Tom Watson calls on Government to suspend moves that could push Aston Villa into the abyss
Tom Watson has called on the Government to block moves that could see ailing football giant Aston Villa go under.
Labour's deputy leader says he is deeply concerned over the club's worsening cash crisis, after it emerged they were running a monthly deficit of more than £5 million and could face a winding up order over an unpaid tax bill.
He has asked Culture Secretary Matt Hancock to use his influence to ensure HMRC suspends any winding up proceedings, and also defers any outstanding tax payments so the club can 'resolve its cash flow difficulties'.
The West Bromwich East MP, who is also the shadow culture secretary, said Villa's troubles highlighted the 'severe shortcomings' of club governance. He has called for a review of the 'fit and proper person' ownership test.
"It is inconceivable that a club of this size and history, with such economic and cultural importance to the local area, can simply be allowed to go out of business and disappear," he wrote in a letter to Mr Hancock.
"It would be a national disgrace were that to occur and I am sure you do not want to be the Secretary of State to oversee that happen.
"What practical steps are you and your department taking to ensure that the club is kept afloat?
"Can your department ensure HMRC provides guidance and advice to the club?
"I would strongly urge you to use your influence to ensure that HMRC suspend any winding up proceedings and to agree to defer the current outstanding tax payment in order to give the club time to resolve its cash flow difficulties."
Villa have been plunged into crisis in the aftermath of the Championship play-off final defeat to Fulham on May 26.
News of the outstanding tax bill followed a club statement confirming that chief executive Keith Wyness had been suspended.
Owner Tony Xia departed for China shortly after Villa's loss at Wembley and has not returned to the UK since, exacerbating fears that the club could be placed in administration or even face going out of business.
Mr Watson said Villa's situation, as well as the financial troubles experienced by clubs such as Leeds United, Sheffield Wednesday and Portsmouth, proved that current football governance arrangements 'are simply not fit for purpose'.
"A case in point is the application of the fit and proper person test to those who take over, run or own more than 30 per cent of the shares in a football club," he added.

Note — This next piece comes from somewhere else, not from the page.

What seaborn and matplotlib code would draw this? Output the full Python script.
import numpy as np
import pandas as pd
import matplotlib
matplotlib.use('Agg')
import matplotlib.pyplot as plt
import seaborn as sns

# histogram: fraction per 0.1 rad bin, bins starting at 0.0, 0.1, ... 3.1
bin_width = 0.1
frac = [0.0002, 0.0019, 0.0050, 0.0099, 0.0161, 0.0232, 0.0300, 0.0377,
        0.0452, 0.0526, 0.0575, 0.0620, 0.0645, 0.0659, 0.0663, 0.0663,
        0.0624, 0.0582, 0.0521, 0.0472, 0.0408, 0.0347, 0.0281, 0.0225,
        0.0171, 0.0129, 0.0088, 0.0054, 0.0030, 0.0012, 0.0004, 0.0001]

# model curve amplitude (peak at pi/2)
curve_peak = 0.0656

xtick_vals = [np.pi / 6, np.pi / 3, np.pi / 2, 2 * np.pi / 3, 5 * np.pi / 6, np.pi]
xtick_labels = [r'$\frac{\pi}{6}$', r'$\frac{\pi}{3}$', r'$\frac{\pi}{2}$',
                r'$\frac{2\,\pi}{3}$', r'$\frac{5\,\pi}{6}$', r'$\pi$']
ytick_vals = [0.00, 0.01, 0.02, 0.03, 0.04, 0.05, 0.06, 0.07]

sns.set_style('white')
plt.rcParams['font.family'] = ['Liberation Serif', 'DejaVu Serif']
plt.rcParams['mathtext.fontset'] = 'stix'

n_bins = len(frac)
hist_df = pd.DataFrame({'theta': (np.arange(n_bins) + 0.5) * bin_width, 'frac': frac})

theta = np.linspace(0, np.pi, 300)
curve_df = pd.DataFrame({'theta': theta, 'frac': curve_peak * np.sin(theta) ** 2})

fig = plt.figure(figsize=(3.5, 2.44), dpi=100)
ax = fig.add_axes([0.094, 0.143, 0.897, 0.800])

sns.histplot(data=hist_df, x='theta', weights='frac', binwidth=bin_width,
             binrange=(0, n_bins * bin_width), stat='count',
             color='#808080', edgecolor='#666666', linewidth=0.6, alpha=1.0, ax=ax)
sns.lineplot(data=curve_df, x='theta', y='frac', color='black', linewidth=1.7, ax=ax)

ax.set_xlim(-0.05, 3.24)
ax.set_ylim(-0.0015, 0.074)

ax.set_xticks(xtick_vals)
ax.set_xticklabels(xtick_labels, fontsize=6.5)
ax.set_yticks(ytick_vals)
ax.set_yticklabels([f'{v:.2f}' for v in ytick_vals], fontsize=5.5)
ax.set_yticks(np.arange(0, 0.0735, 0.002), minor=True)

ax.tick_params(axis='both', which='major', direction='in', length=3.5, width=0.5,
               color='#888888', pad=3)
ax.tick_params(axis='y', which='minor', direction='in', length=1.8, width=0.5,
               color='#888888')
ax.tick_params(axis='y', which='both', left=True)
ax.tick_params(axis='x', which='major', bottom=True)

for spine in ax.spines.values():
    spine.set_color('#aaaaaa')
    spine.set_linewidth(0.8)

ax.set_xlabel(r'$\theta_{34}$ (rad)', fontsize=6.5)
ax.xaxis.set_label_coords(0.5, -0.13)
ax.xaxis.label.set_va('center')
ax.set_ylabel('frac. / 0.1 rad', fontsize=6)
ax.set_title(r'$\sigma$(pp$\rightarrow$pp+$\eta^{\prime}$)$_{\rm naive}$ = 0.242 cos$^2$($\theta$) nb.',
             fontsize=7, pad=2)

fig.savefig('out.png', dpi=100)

"The test is currently administered by the football league bodies themselves and relies far too much on the people being tested being honest with the league bodies and declaring any issues that may breach rules or cause problems.
"This is an absurd situation that clearly allows far too many people to pass the test who then turn out to be unfit to own or run football clubs.
"I therefore think it is beyond time for a full review or enquiry into both the application of the fit and proper person test to football clubs and wider football governance issues.
"Football is our national game and a vital part of many of our local communities.
"Football fans across the country deserve to know that their clubs will be run responsibly and that the authorities will protect them from being taken over by individuals who then put their entire existence in jeopardy.
"The clock is ticking for Aston Villa. I think Villa fans and football supporters across the country deserve to know what steps the Government will be taking to protect our football clubs and our national game from those who threaten its long term future."